Why Low-Level Design Matters​

It's one thing to draw a system on a whiteboard. It's another to write the code in a way that's understandable, testable, and doesn’t collapse the moment the product grows.

Low-level design helps bridge that gap. It’s where solid architecture meets real-world constraints, like deadlines, teams, and legacy code.

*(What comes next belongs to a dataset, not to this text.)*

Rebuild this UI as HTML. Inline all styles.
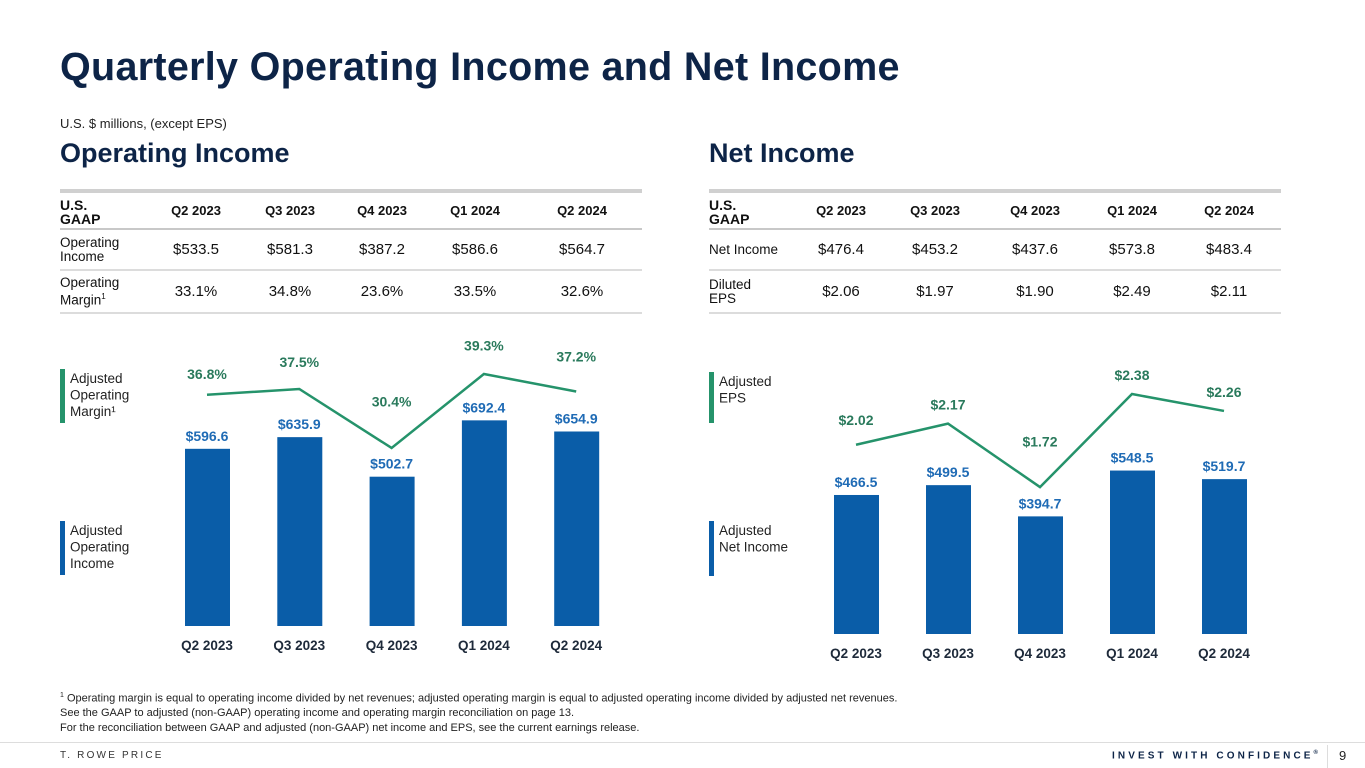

If high-level design tells you what to build, low-level design focuses on how to build it — cleanly and correctly.

What You’ll Find Here​

This is where I document everything I’m learning and applying about low-level design. Expect a mix of:

  • Practical applications of SOLID principles
  • Design patterns that actually helped
  • Mistakes I made and how I fixed them
  • Java-based code examples and system walkthroughs
  • Notes from LLD problems and mock interviews

Who This Is For​

Mainly, it’s for me to make sure I’ve internalized what I’m learning. But if you’re someone who enjoys clean architecture and thoughtful engineering, you might find something useful too.

This section will evolve as I grow — more examples, more structure, and maybe a few strong opinions. Let’s see where it goes.